Close

Access to Justice for Ontario Families in the Digital Age

Welcome to my blog. I plan to focus on issues related to access to justice in family law in Ontario. Having spent over a decade in the UK, and my undergraduate years in the US, I intend to incorporate some news and views on access to justice in family law from those jurisdictions in my blog.

To begin with, I am particularly interested in how modernization of the justice system and implementation of new technologies can make the experience of separation and divorce less stressful (and less financially burdensome) for Ontario families.

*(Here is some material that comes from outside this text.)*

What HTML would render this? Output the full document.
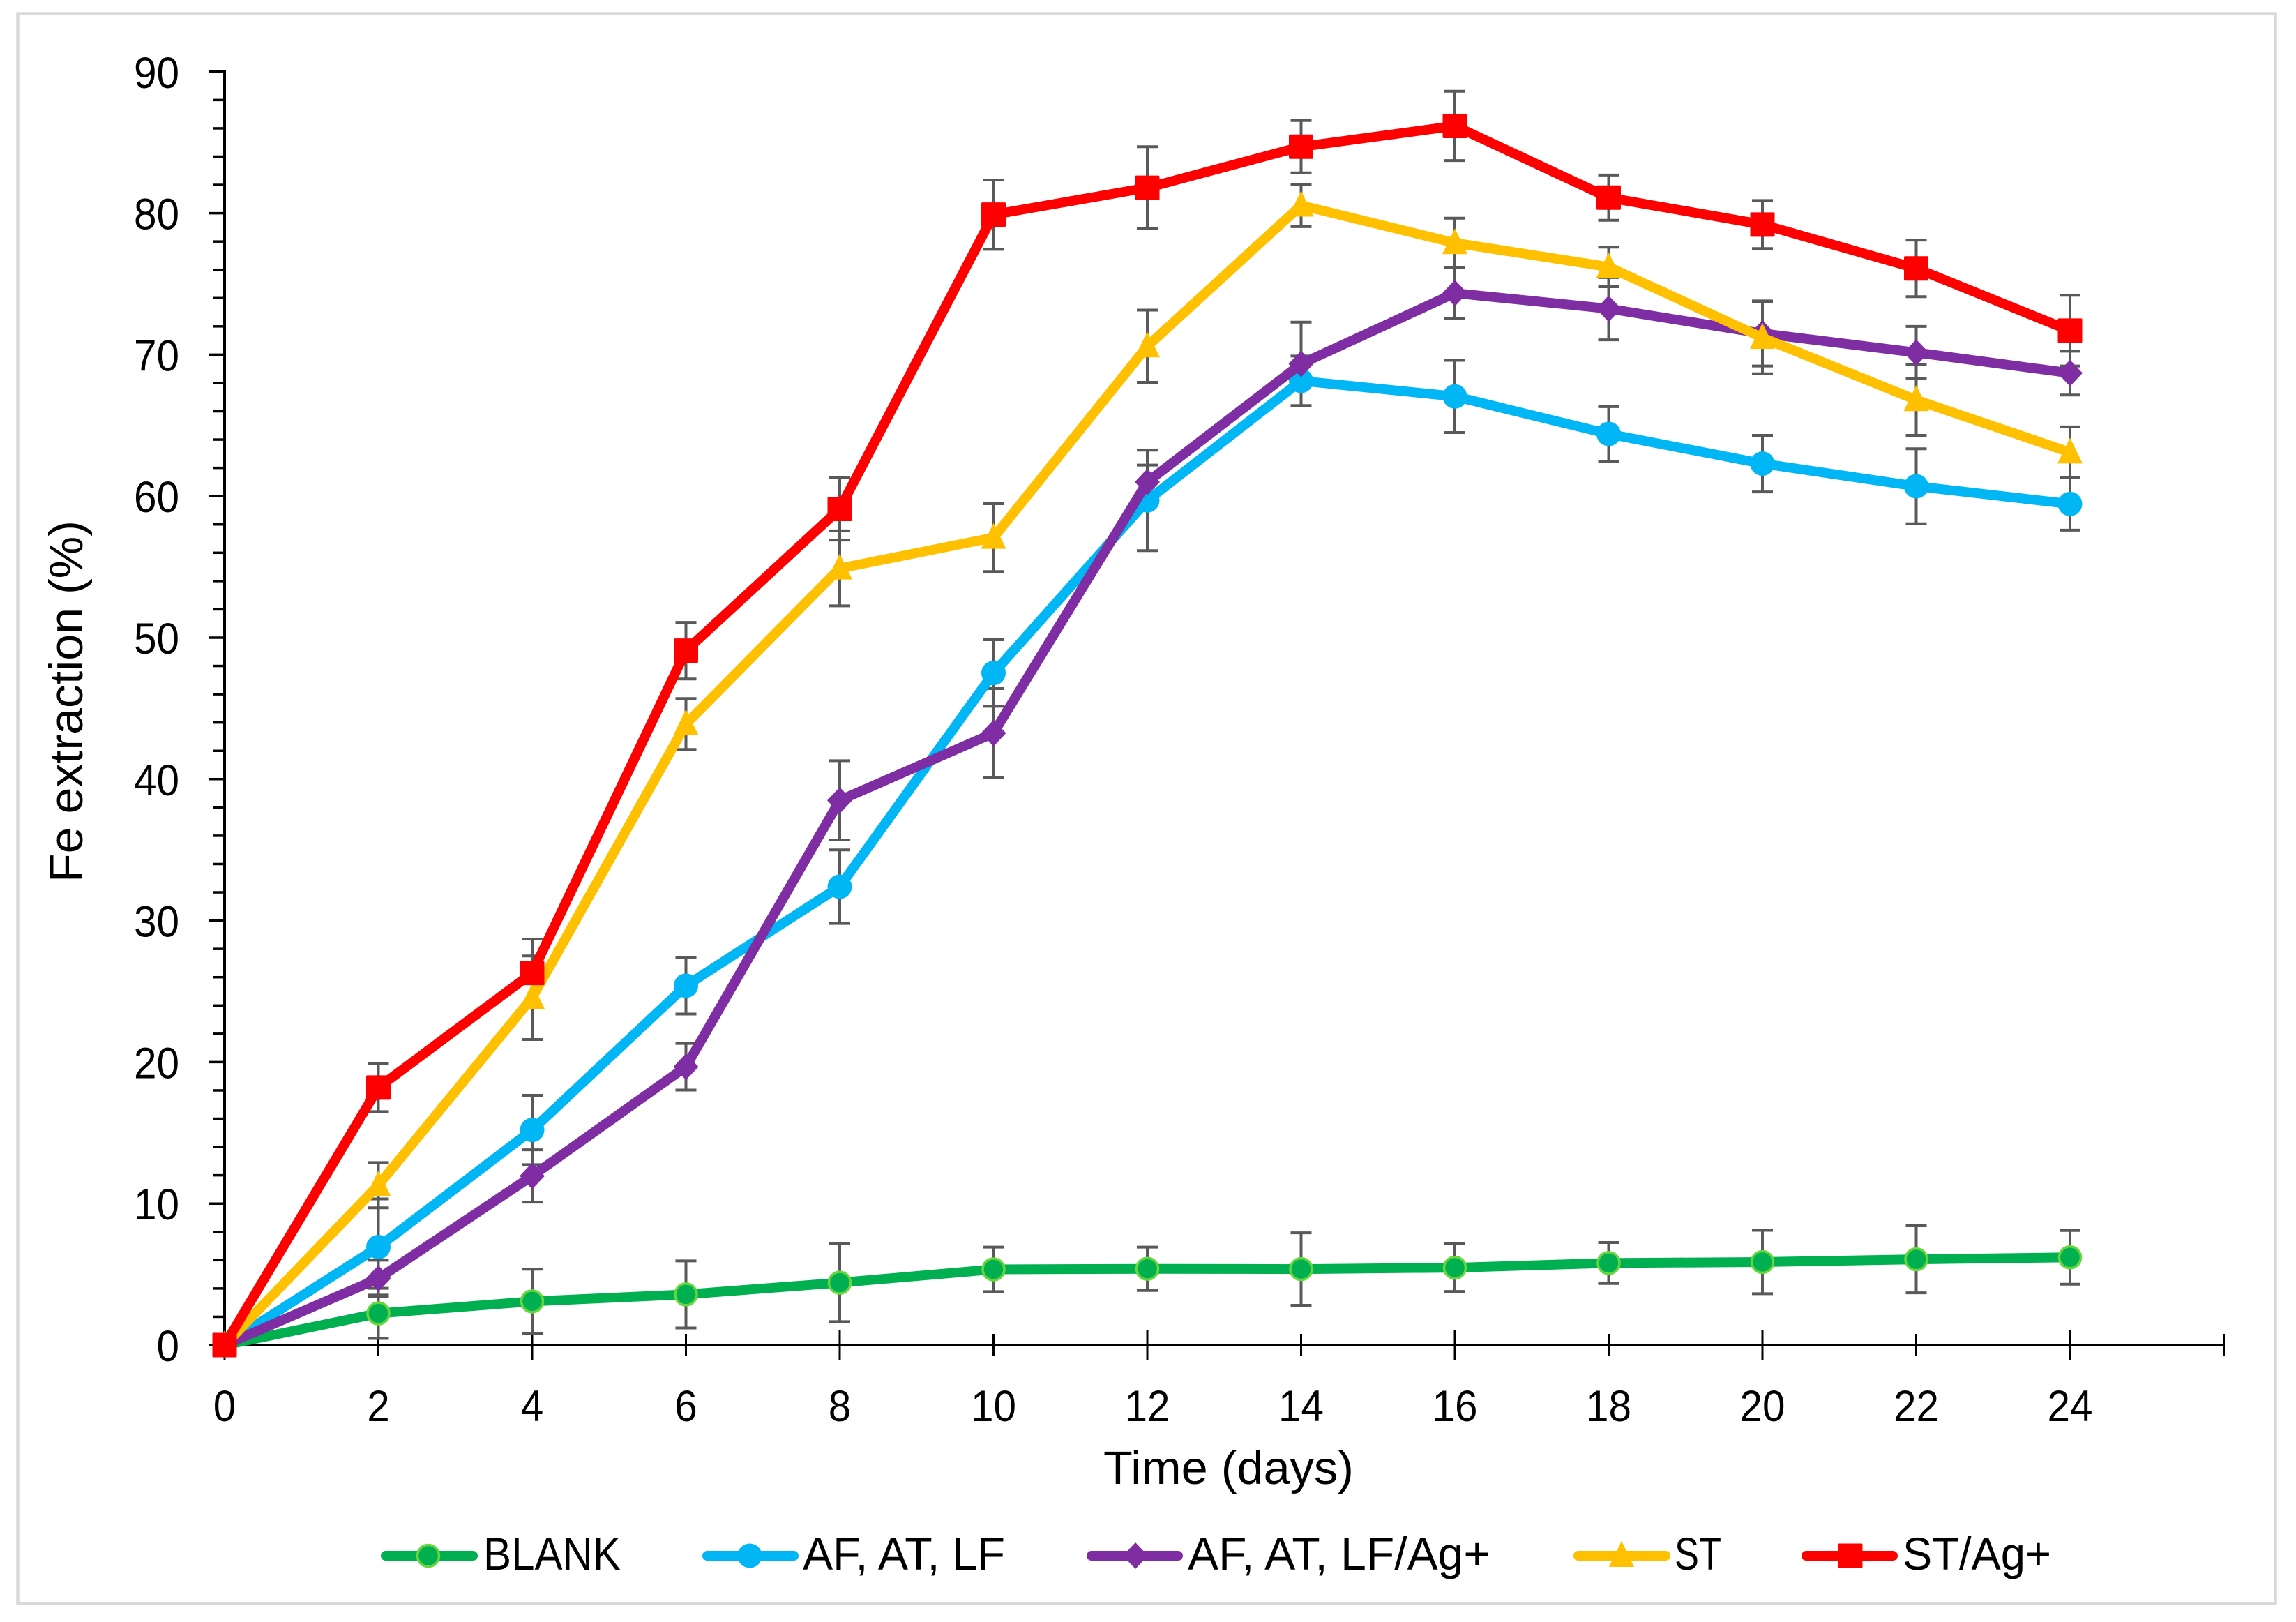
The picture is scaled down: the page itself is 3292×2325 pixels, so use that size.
<!DOCTYPE html>
<html lang="en">
<head>
<meta charset="utf-8">
<title>Fe extraction over time</title>
<style>
html,body{margin:0;padding:0;background:#fff;width:3292px;height:2325px;overflow:hidden}
svg{display:block}
text{font-family:"Liberation Sans",sans-serif;fill:#000}
</style>
</head>
<body>
<svg id="chart" xmlns="http://www.w3.org/2000/svg" width="3292" height="2325" viewBox="0 0 3292 2325">
  <rect x="0" y="0" width="3292" height="2325" fill="#fff"/>
  <rect x="25.5" y="19.5" width="3237" height="2279" fill="#fff" stroke="#d9d9d9" stroke-width="4.5"/>
  <g id="axes"></g>
  <g id="error-bars"></g>
  <g id="series"></g>
  <text x="1582" y="2127" font-size="67" textLength="359" lengthAdjust="spacingAndGlyphs">Time (days)</text>
  <text transform="translate(118 1265) rotate(-90)" font-size="68" textLength="519" lengthAdjust="spacingAndGlyphs">Fe extraction (%)</text>
  <g id="legend"></g>
</svg>
<script>
const days = [0, 2, 4, 6, 8, 10, 12, 14, 16, 18, 20, 22, 24];
const yTickLabels = [0, 10, 20, 30, 40, 50, 60, 70, 80, 90];
const xTickValues = [0, 2, 4, 6, 8, 10, 12, 14, 16, 18, 20, 22, 24, 26];
const xTickLabels = [0, 2, 4, 6, 8, 10, 12, 14, 16, 18, 20, 22, 24];

const blankValues = [0, 2.24, 3.09, 3.58, 4.41, 5.35, 5.39, 5.37, 5.47, 5.8, 5.87, 6.06, 6.2];
const blankErrors = [0, 1.77, 2.27, 2.37, 2.75, 1.57, 1.53, 2.56, 1.68, 1.45, 2.24, 2.37, 1.9];
const afValues = [0, 6.93, 15.2, 25.4, 32.4, 47.5, 59.7, 68.15, 67.05, 64.4, 62.3, 60.7, 59.45];
const afErrors = [0, 3.4, 2.45, 2.0, 2.6, 2.35, 3.55, 1.75, 2.55, 1.93, 2.0, 2.65, 1.85];
const afAgValues = [0, 4.7, 11.95, 19.67, 38.5, 43.25, 61.0, 69.35, 74.35, 73.25, 71.5, 70.15, 68.7];
const afAgErrors = [0, 1.3, 1.85, 1.65, 2.8, 3.15, 1.2, 2.95, 1.8, 2.2, 2.3, 1.85, 1.55];
const stValues = [0, 11.3, 24.55, 43.9, 54.9, 57.07, 70.6, 80.55, 77.9, 76.2, 71.2, 66.8, 63.1];
const stErrors = [0, 1.6, 2.95, 1.8, 2.65, 2.4, 2.55, 1.5, 1.75, 1.4, 2.55, 2.5, 1.8];
const stAgValues = [0, 18.2, 26.3, 49.08, 59.1, 79.9, 81.8, 84.7, 86.17, 81.1, 79.2, 76.1, 71.7];
const stAgErrors = [0, 1.7, 2.4, 2.0, 2.2, 2.45, 2.9, 1.85, 2.45, 1.6, 1.7, 2.0, 2.5];

const SVG_NS = 'http://www.w3.org/2000/svg';
const X0 = 322, PX_PER_DAY = 110.25, Y0 = 1928, PX_PER_UNIT = 20.28;
const DIGIT_WIDTH = 32.5;
function xScale(day) { return X0 + day * PX_PER_DAY; }
function yScale(v) { return Y0 - v * PX_PER_UNIT; }

function make(tag, attrs) {
  const n = document.createElementNS(SVG_NS, tag);
  for (const k in attrs) n.setAttribute(k, attrs[k]);
  return n;
}

function markerShape(kind, cx, cy, color) {
  if (kind === 'blank') return make('circle', { cx: cx, cy: cy, r: 15.5, fill: '#00B050', stroke: '#66D63C', 'stroke-width': 3.5 });
  if (kind === 'circle') return make('circle', { cx: cx, cy: cy, r: 17.5, fill: color });
  if (kind === 'diamond') return make('polygon', { points: [cx, cy - 19, cx + 18, cy, cx, cy + 19, cx - 18, cy].join(' '), fill: color });
  if (kind === 'triangle') return make('polygon', { points: [cx, cy - 21, cx + 18, cy + 16, cx - 18, cy + 16].join(' '), fill: color });
  return make('rect', { x: cx - 17.5, y: cy - 17.5, width: 35, height: 35, rx: 1.5, fill: color });
}

const axes = document.getElementById('axes');
const errorLayer = document.getElementById('error-bars');
const seriesLayer = document.getElementById('series');
const legend = document.getElementById('legend');

const yAxisLine = make('line', { x1: X0, x2: X0, y1: yScale(90) - 2, y2: yScale(0) + 2, stroke: '#000', 'stroke-width': 4 });


axes.appendChild(yAxisLine);

const xAxisLine = make('line', { x1: X0, x2: xScale(26), y1: Y0, y2: Y0, stroke: '#000', 'stroke-width': 4 });


axes.appendChild(xAxisLine);

for (let v = 0; v <= 90; v += 2) {
  const major = v % 10 === 0;
  const tick = make('line', { x1: major ? 300 : 306, x2: X0, y1: yScale(v), y2: yScale(v), stroke: '#000', 'stroke-width': 3.5 });
  
  
  axes.appendChild(tick);
}

yTickLabels.forEach(function (v) {
  const s = String(v);
  const label = make('text', { x: 257, y: yScale(v) + 23, 'text-anchor': 'end', 'font-size': 63, textLength: s.length * DIGIT_WIDTH, lengthAdjust: 'spacingAndGlyphs' });
  label.textContent = s;
  
  
  axes.appendChild(label);
});

xTickValues.forEach(function (d, i) {
  const long = i % 2 === 0;
  const tick = make('line', { x1: xScale(d), x2: xScale(d), y1: long ? 1907 : 1912, y2: long ? 1949 : 1944, stroke: '#000', 'stroke-width': 3 });
  
  
  axes.appendChild(tick);
});

xTickLabels.forEach(function (d) {
  const s = String(d);
  const label = make('text', { x: xScale(d), y: 2037, 'text-anchor': 'middle', 'font-size': 63, textLength: s.length * DIGIT_WIDTH, lengthAdjust: 'spacingAndGlyphs' });
  label.textContent = s;
  
  
  axes.appendChild(label);
});

function drawErrors(values, errors, seriesName) {
  const group = make('g', {});
  
  
  values.forEach(function (v, i) {
    const e = errors[i];
    if (!e) return;
    const x = xScale(days[i]), top = yScale(v + e), bottom = yScale(v - e);
    const d = 'M' + x + ' ' + top + 'V' + bottom +
      'M' + (x - 15) + ' ' + top + 'H' + (x + 15) +
      'M' + (x - 15) + ' ' + bottom + 'H' + (x + 15);
    const bar = make('path', { d: d, fill: 'none', stroke: '#595959', 'stroke-width': 4 });
    
    
    group.appendChild(bar);
  });
  errorLayer.appendChild(group);
}

function drawSeries(values, kind, color, seriesName) {
  const group = make('g', {});
  
  
  const pts = values.map(function (v, i) { return xScale(days[i]) + ',' + yScale(v); }).join(' ');
  const line = make('polyline', { points: pts, fill: 'none', stroke: color, 'stroke-width': 14, 'stroke-linejoin': 'round', 'stroke-linecap': 'round' });
  
  
  group.appendChild(line);
  values.forEach(function (v, i) {
    const m = markerShape(kind, xScale(days[i]), yScale(v), color);
    
    
    group.appendChild(m);
  });
  seriesLayer.appendChild(group);
}

function drawLegendEntry(label, kind, color, lineX1, lineX2, markerX, textX, textLen, entryName) {
  const group = make('g', {});
  
  
  const line = make('line', { x1: lineX1 + 7, x2: lineX2 - 7, y1: 2230, y2: 2230, stroke: color, 'stroke-width': 14, 'stroke-linecap': 'round' });
  
  
  group.appendChild(line);
  const m = markerShape(kind, markerX, 2230, color);
  
  
  group.appendChild(m);
  const t = make('text', { x: textX, y: 2250, 'font-size': 66, textLength: textLen, lengthAdjust: 'spacingAndGlyphs' });
  t.textContent = label;
  
  
  group.appendChild(t);
  legend.appendChild(group);
}

drawErrors(blankValues, blankErrors, 'blank');
drawErrors(afValues, afErrors, 'af-at-lf');
drawErrors(afAgValues, afAgErrors, 'af-at-lf-ag');
drawErrors(stValues, stErrors, 'st');
drawErrors(stAgValues, stAgErrors, 'st-ag');

drawSeries(blankValues, 'blank', '#00B050', 'blank');
drawSeries(afValues, 'circle', '#00B6F5', 'af-at-lf');
drawSeries(afAgValues, 'diamond', '#7F2DA3', 'af-at-lf-ag');
drawSeries(stValues, 'triangle', '#FFC000', 'st');
drawSeries(stAgValues, 'square', '#FF0000', 'st-ag');

drawLegendEntry('BLANK', 'blank', '#00B050', 546, 685, 614, 693, 197, 'legend-entry-blank');
drawLegendEntry('AF, AT, LF', 'circle', '#00B6F5', 1007, 1145, 1075, 1151, 290, 'legend-entry-af-at-lf');
drawLegendEntry('AF, AT, LF/Ag+', 'diamond', '#7F2DA3', 1558, 1696, 1628, 1703, 434, 'legend-entry-af-at-lf-ag');
drawLegendEntry('ST', 'triangle', '#FFC000', 2256, 2395, 2325, 2401, 67, 'legend-entry-st');
drawLegendEntry('ST/Ag+', 'square', '#FF0000', 2583, 2721, 2653, 2728, 213, 'legend-entry-st-ag');
</script>
</body>
</html>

Here are a few intriguing initiatives, one from private practice, and the other government-led:

  • US celebrity attorney Laura Wasser’s much-trumpeted new website “It’s over easy” aims to demystify the divorce process. Wasser’s site promises divorce in five easy online steps (for couples with no kids). This leads inevitably to the question for family law lawyers, are we just putting ourselves out of business by developing such initiatives? Can they really serve the aim of access to justice? Or are they open to exploitation by warring ex-spouses?
  • In the UK, HM Courts and Tribunals Service is piloting a fully digital online system to apply for an uncontested divorce. Such change doesn’t come cheap though. The UK digital divorce pilot is part of a £1 billion ($1.74 billion CAD) investment in the court system. Here in Ontario, Attorney General Yasvir Naqi has announced a pilot project for online filing of joint applications for divorce, beginning April 2018, with planned expansion into other types of family law filings.

As a sole practitioner, I am interested in how new technologies can make for more cost-effective, time-efficient legal practice. These are savings that can be passed on to clients, thereby enhancing access to justice. I also plan to explore these practice management ideas, including cloud-based lawyering, further on the blog.

Technology alone can never be a panacea. There will always be the high conflict cases, where power imbalances and financial finagling cry out for the human element of experienced counsel and clear guidance from the bench. But where we can innovate in the interests of access to justice for families, we should.